I would like to backup all my files in the old iMac and then format the HDD and reinstall Leopard on it.

I would like to use the backup dmg as a bootable image for future use, if possible.



I can think of three ways:

1. Start up my iMac, connect my USB external HDD (I don't have a firewire one), run Disk Utility, under Restore, copy iMac's HDD to the external one;

2. Start up my iMac with MBP's Leopard DVD, run Disk Utility from top menu. under Restore, copy iMac's HDD to to the external one;

3. Connect iMac to MBP, start up my iMac into Target Disk Mode. Run Disk Utility on MBP, under Restore, copy iMac's HDD to to the external one.



1 is the simplest way, i think. Option 2 could be safer. Option 3 is the most complicated one, and I want a bootable backup. Which one should I use??


Thank you.
 
SuperDuper will clone your whole drive for you onto an external drive that you can boot from
and its free
 
Super Duper clones the entire hard drive, so all the applications, Libraries and other System files will be copied too. And that takes usually longer than a normal copy, the capable read and write speeds will not be reached.

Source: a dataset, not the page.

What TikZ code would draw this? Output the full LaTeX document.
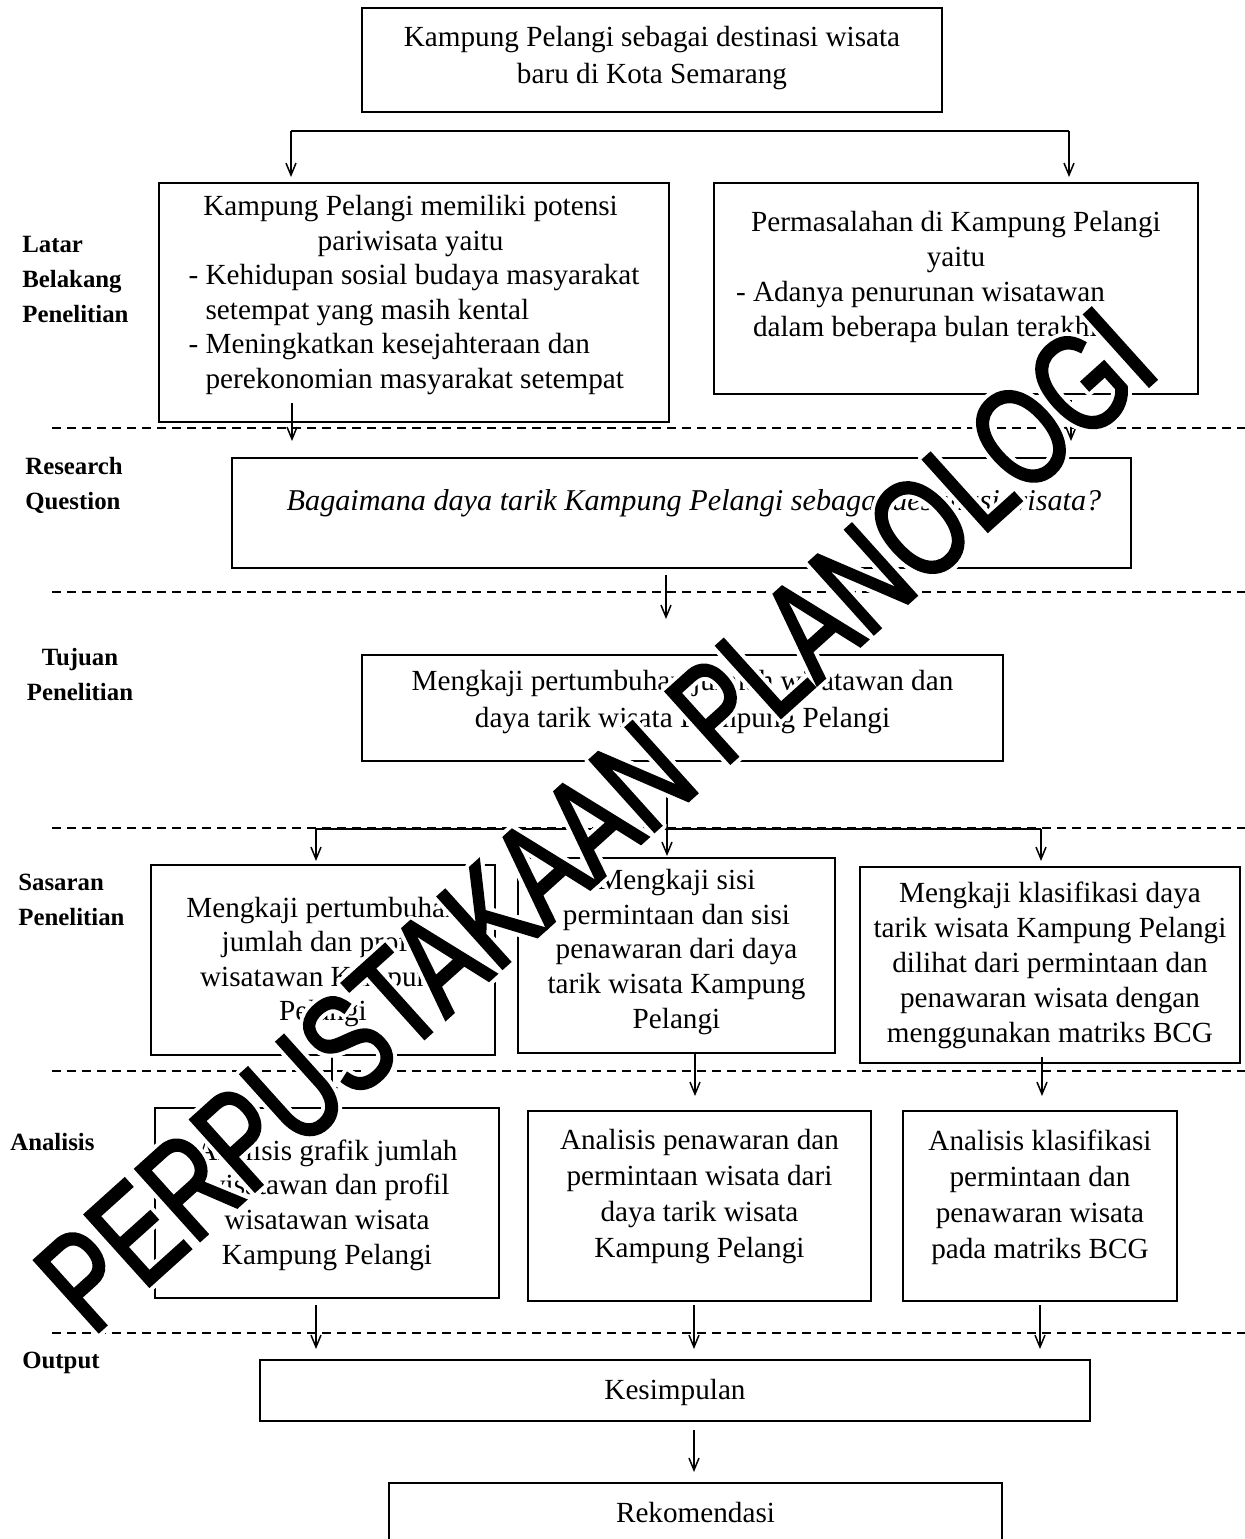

Option three only functions if you use a firewire cable.

Option one seems to be a good one, except you need all files outside of your User folder. Every setting of yours, Applications, mail, bookmarks, ...., are saved under /users/you/Library, so copying your user folder might be more than enough.

Or Super Duper.
 
ah, I see, thanks guys.

I came across carbon copy cloner, but not sure the images are bootable.